What obstacles have you run into while you’re trying to catch turtles or research them?

The biggest obstacle is time and trying to do everything we want to do in an eight- to nine-hour day. Most of our people who come out and help us are volunteers, so they really aren’t looking to spend 12 hours in the hot sun up to their waist in muddy wetland water. And we learned the hard way that we can’t leave the turtles in the shop building. Came in the next morning, and there were turtles crawling all over because they got out of the containers. I found a turtle in the building a week after the turtle jailbreak.

What’s the most unusual incident you’ve experienced in your research?

You find them in really strange places sometimes. You’ll find a big old female red-eared slider out in the middle of a hay field, and you’re kind of wondering why it’s here. They do wander. And then there are ones with shell wounds; there’s one that looks like it’s got a sharp bony ridge sticking up out of the middle of its back. I’ve caught that turtle three different times now over a three-year period. I have no idea what would’ve happened to make that pattern on the shell, but turtles are pretty impressive with the things they can live through.

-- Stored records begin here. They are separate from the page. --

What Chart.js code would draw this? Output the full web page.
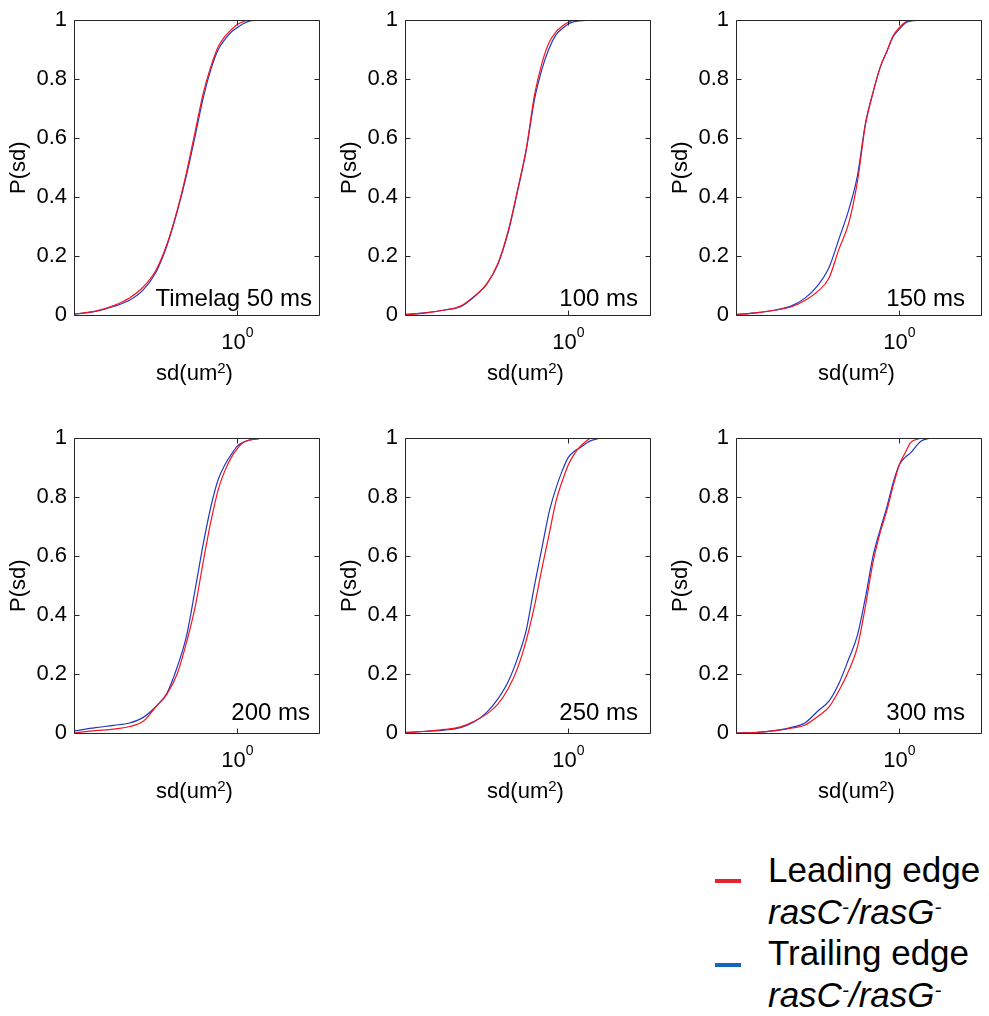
<!DOCTYPE html>
<html>
<head>
<meta charset="utf-8">
<script src="https://cdn.jsdelivr.net/npm/chart.js@4.4.1/dist/chart.umd.min.js"></script>
<style>
  body { margin: 0; background: #fff; font-family: "Liberation Sans", Arial, sans-serif; }
  #page { position: relative; width: 989px; height: 1016px; overflow: hidden; background: #fff; }
  .cell { position: absolute; }
  .legend-line { position: absolute; width: 26px; height: 4px; }
  #legend { position: absolute; left: 768px; top: 849px; font-size: 35px; line-height: 41.7px; color: #000; white-space: nowrap; }
  #legend sup { font-size: 60%; line-height: 0; vertical-align: 0.5em; }
</style>
</head>
<body>
<div id="page">
  <canvas class="cell" id="p0" width="330" height="400" style="left:0;top:0"></canvas>
  <canvas class="cell" id="p1" width="330" height="400" style="left:331px;top:0"></canvas>
  <canvas class="cell" id="p2" width="330" height="400" style="left:662px;top:0"></canvas>
  <canvas class="cell" id="p3" width="330" height="400" style="left:0;top:418px"></canvas>
  <canvas class="cell" id="p4" width="330" height="400" style="left:331px;top:418px"></canvas>
  <canvas class="cell" id="p5" width="330" height="400" style="left:662px;top:418px"></canvas>

  <div class="legend-line" style="left:715px;top:879px;background:#e8222a"></div>
  <div class="legend-line" style="left:715px;top:963px;background:#1366b8"></div>
  <div id="legend">Leading edge<br><i>rasC<sup>-</sup>/rasG<sup>-</sup></i><br>Trailing edge<br><i>rasC<sup>-</sup>/rasG<sup>-</sup></i></div>
</div>

<script>
const sdValues = [0.25, 0.3, 0.35, 0.4, 0.45, 0.5, 0.55, 0.6, 0.65, 0.7, 0.75, 0.8, 0.85, 0.9, 0.95, 1.0, 1.05, 1.1, 1.2, 1.3];
const yTicks = [0, 0.2, 0.4, 0.6, 0.8, 1];
const xTicks = [1];

// P(sd), leading edge (red) and trailing edge (blue), per time lag
const lead50 = [0.003, 0.013, 0.032, 0.058, 0.095, 0.15, 0.24, 0.355, 0.485, 0.625, 0.755, 0.845, 0.91, 0.945, 0.968, 0.985, 0.995, 1.0, 1.0, null];
const trail50 = [0.003, 0.012, 0.029, 0.05, 0.085, 0.143, 0.235, 0.35, 0.475, 0.61, 0.74, 0.835, 0.9, 0.935, 0.96, 0.975, 0.988, 0.996, 1.0, null];
const lead100 = [0.0, 0.007, 0.017, 0.03, 0.064, 0.105, 0.175, 0.285, 0.425, 0.565, 0.745, 0.855, 0.925, 0.96, 0.98, 0.993, 1.0, 1.0, null, null];
const trail100 = [0.002, 0.008, 0.017, 0.028, 0.062, 0.105, 0.172, 0.28, 0.42, 0.56, 0.73, 0.835, 0.905, 0.95, 0.972, 0.987, 0.995, 0.998, 1.0, null];
const lead150 = [0.0, 0.008, 0.017, 0.028, 0.05, 0.08, 0.125, 0.225, 0.31, 0.45, 0.645, 0.755, 0.84, 0.895, 0.948, 0.975, 0.993, 1.0, 1.0, null];
const trail150 = [0.002, 0.008, 0.017, 0.031, 0.058, 0.1, 0.16, 0.26, 0.355, 0.47, 0.65, 0.755, 0.84, 0.895, 0.945, 0.97, 0.99, 0.997, 1.0, null];
const lead200 = [0.0, 0.008, 0.013, 0.022, 0.04, 0.088, 0.132, 0.2, 0.308, 0.43, 0.585, 0.72, 0.825, 0.89, 0.935, 0.965, 0.985, 0.993, 0.998, null];
const trail200 = [0.007, 0.018, 0.026, 0.034, 0.053, 0.089, 0.135, 0.223, 0.33, 0.49, 0.645, 0.77, 0.86, 0.91, 0.945, 0.973, 0.986, 0.993, 1.0, null];
const lead250 = [0.0, 0.006, 0.012, 0.021, 0.04, 0.064, 0.098, 0.15, 0.22, 0.315, 0.43, 0.56, 0.675, 0.785, 0.855, 0.91, 0.945, 0.97, 1.0, null];
const trail250 = [0.002, 0.006, 0.01, 0.018, 0.038, 0.07, 0.116, 0.174, 0.254, 0.35, 0.5, 0.63, 0.75, 0.83, 0.89, 0.935, 0.955, 0.967, 0.99, 1.0];
const lead300 = [0.0, 0.002, 0.008, 0.016, 0.027, 0.056, 0.088, 0.145, 0.21, 0.29, 0.43, 0.58, 0.68, 0.755, 0.84, 0.91, 0.95, 0.985, 1.0, null];
const trail300 = [0.0, 0.002, 0.009, 0.019, 0.035, 0.074, 0.108, 0.17, 0.25, 0.33, 0.46, 0.6, 0.69, 0.767, 0.851, 0.91, 0.935, 0.95, 0.99, 1.0];

const panelLabels = ['Timelag 50 ms', '100 ms', '150 ms', '200 ms', '250 ms', '300 ms'];
const leadSeries = [lead50, lead100, lead150, lead200, lead250, lead300];
const trailSeries = [trail50, trail100, trail150, trail200, trail250, trail300];

// label offsets from bottom-right corner of the axes box
const labelDx = [7, 12, 16, 9, 12, 16];
const labelDy = [9, 9, 9, 13, 13, 13];

const FONT = '"Liberation Sans", Arial, sans-serif';
const LEAD_COLOR = '#f5141e';
const TRAIL_COLOR = '#2238c4';

// MATLAB style box, inward ticks, 10^0 label and sd(um^2) title
const matlabAxes = {
    id: 'matlabAxes',
    afterDraw(chart, args, opts) {
        const ctx = chart.ctx;
        const { left, right, top, bottom } = chart.chartArea;
        const xs = chart.scales.x;
        const ys = chart.scales.y;
        const L = Math.round(left) + 0.5;
        const R = Math.round(right) + 0.5;
        const T = Math.round(top) + 0.5;
        const B = Math.round(bottom) + 0.5;

        ctx.save();
        ctx.strokeStyle = '#262626';
        ctx.lineWidth = 1;
        ctx.beginPath();
        ctx.rect(L, T, R - L, B - T);
        yTicks.forEach(v => {
            const y = Math.round(ys.getPixelForValue(v)) + 0.5;
            ctx.moveTo(L, y);
            ctx.lineTo(L + 5, y);
            ctx.moveTo(R, y);
            ctx.lineTo(R - 5, y);
        });
        xTicks.forEach(v => {
            const x = Math.round(xs.getPixelForValue(v)) + 0.5;
            ctx.moveTo(x, B);
            ctx.lineTo(x, B - 5);
            ctx.moveTo(x, T);
            ctx.lineTo(x, T + 5);
        });
        ctx.stroke();

        ctx.fillStyle = '#000';
        ctx.textBaseline = 'alphabetic';
        ctx.textAlign = 'left';
        xTicks.forEach(v => {
            const x = xs.getPixelForValue(v);
            const exp = String(Math.round(Math.log10(v)));
            ctx.font = '22px ' + FONT;
            const wb = ctx.measureText('10').width;
            ctx.font = '14px ' + FONT;
            const we = ctx.measureText(exp).width;
            const x0 = x - (wb + we) / 2;
            ctx.font = '22px ' + FONT;
            ctx.fillText('10', x0, bottom + 34);
            ctx.font = '14px ' + FONT;
            ctx.fillText(exp, x0 + wb, bottom + 22);
        });

        // x axis title with superscript
        ctx.font = '22px ' + FONT;
        const w1 = ctx.measureText('sd(um').width;
        const w3 = ctx.measureText(')').width;
        ctx.font = '15px ' + FONT;
        const w2 = ctx.measureText('2').width;
        let tx = (left + right) / 2 - (w1 + w2 + w3) / 2 - 2;
        ctx.font = '22px ' + FONT;
        ctx.fillText('sd(um', tx, bottom + 65);
        ctx.font = '15px ' + FONT;
        ctx.fillText('2', tx + w1, bottom + 58);
        ctx.font = '22px ' + FONT;
        ctx.fillText(')', tx + w1 + w2, bottom + 65);

        ctx.font = '24px ' + FONT;
        ctx.textAlign = 'right';
        ctx.fillText(opts.label, right - opts.dx, bottom - opts.dy);
        ctx.restore();
    }
};

function toPoints(vals) {
    return sdValues.map((x, i) => ({ x: x, y: vals[i] }));
}

function makePanel(i) {
    const canvas = document.getElementById('p' + i);
    return new Chart(canvas, {
        type: 'line',
        data: {
            datasets: [
                {
                    label: 'Leading edge',
                    data: toPoints(leadSeries[i]),
                    borderColor: LEAD_COLOR,
                    borderWidth: 1.2,
                    pointRadius: 0,
                    cubicInterpolationMode: 'monotone',
                },
                {
                    label: 'Trailing edge',
                    data: toPoints(trailSeries[i]),
                    borderColor: TRAIL_COLOR,
                    borderWidth: 1.2,
                    pointRadius: 0,
                    cubicInterpolationMode: 'monotone',
                },
            ],
        },
        options: {
            responsive: false,
            animation: false,
            devicePixelRatio: 1,
            events: [],
            layout: { padding: { left: 0, right: 11, top: 14, bottom: 0 } },
            plugins: {
                legend: { display: false },
                tooltip: { enabled: false },
                matlabAxes: { label: panelLabels[i], dx: labelDx[i], dy: labelDy[i] },
            },
            scales: {
                x: {
                    type: 'logarithmic',
                    min: 0.25,
                    max: 2,
                    afterFit: s => { s.height = 85; },
                    grid: { display: false, drawTicks: false },
                    border: { display: false },
                    ticks: { display: false },
                },
                y: {
                    min: 0,
                    max: 1,
                    afterBuildTicks: s => { s.ticks = yTicks.map(v => ({ value: v })); },
                    afterFit: s => { s.width = 74; },
                    grid: { display: false, drawTicks: false },
                    border: { display: false },
                    ticks: {
                        color: '#000',
                        font: { family: FONT, size: 22 },
                        padding: 7,
                        autoSkip: false,
                        callback: v => String(v),
                    },
                    title: {
                        display: true,
                        text: 'P(sd)',
                        color: '#000',
                        font: { family: FONT, size: 22 },
                        padding: { top: 6, bottom: 0 },
                    },
                },
            },
        },
        plugins: [matlabAxes],
    });
}

for (let i = 0; i < 6; i++) {
    makePanel(i);
}
</script>
</body>
</html>
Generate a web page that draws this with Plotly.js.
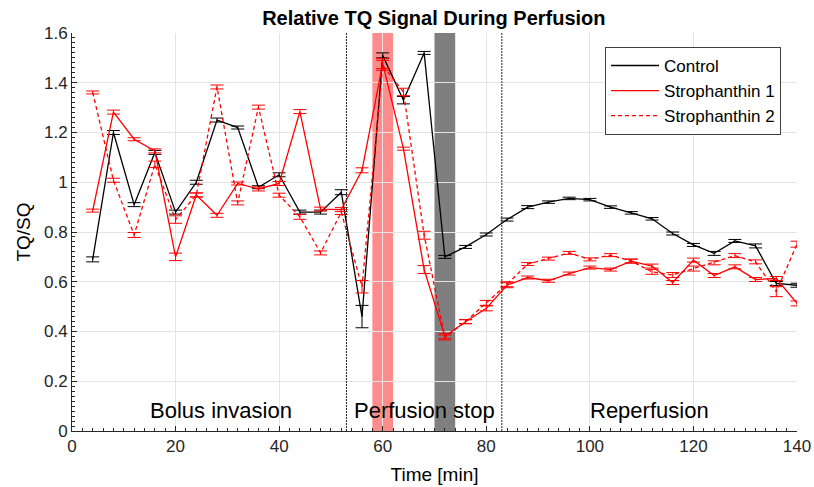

What’s your favorite turtle species?

I’m pretty partial to the alligator snappers. I did my master’s research on them — we were interested in how the animals moved around and the habitat they used. When I was kid, we used to go down to the Bass Pro Shops in Springfield, Mo., and they (still) have a 170-pound alligator snapping turtle there. I just thought it was such a cool animal.

Do you have a favorite turtle joke?

Two snails are walking, and one snail gets stepped on by a turtle. The snail police come and ask the other one what happened, and he says: “I don’t know. It all happened so fast!”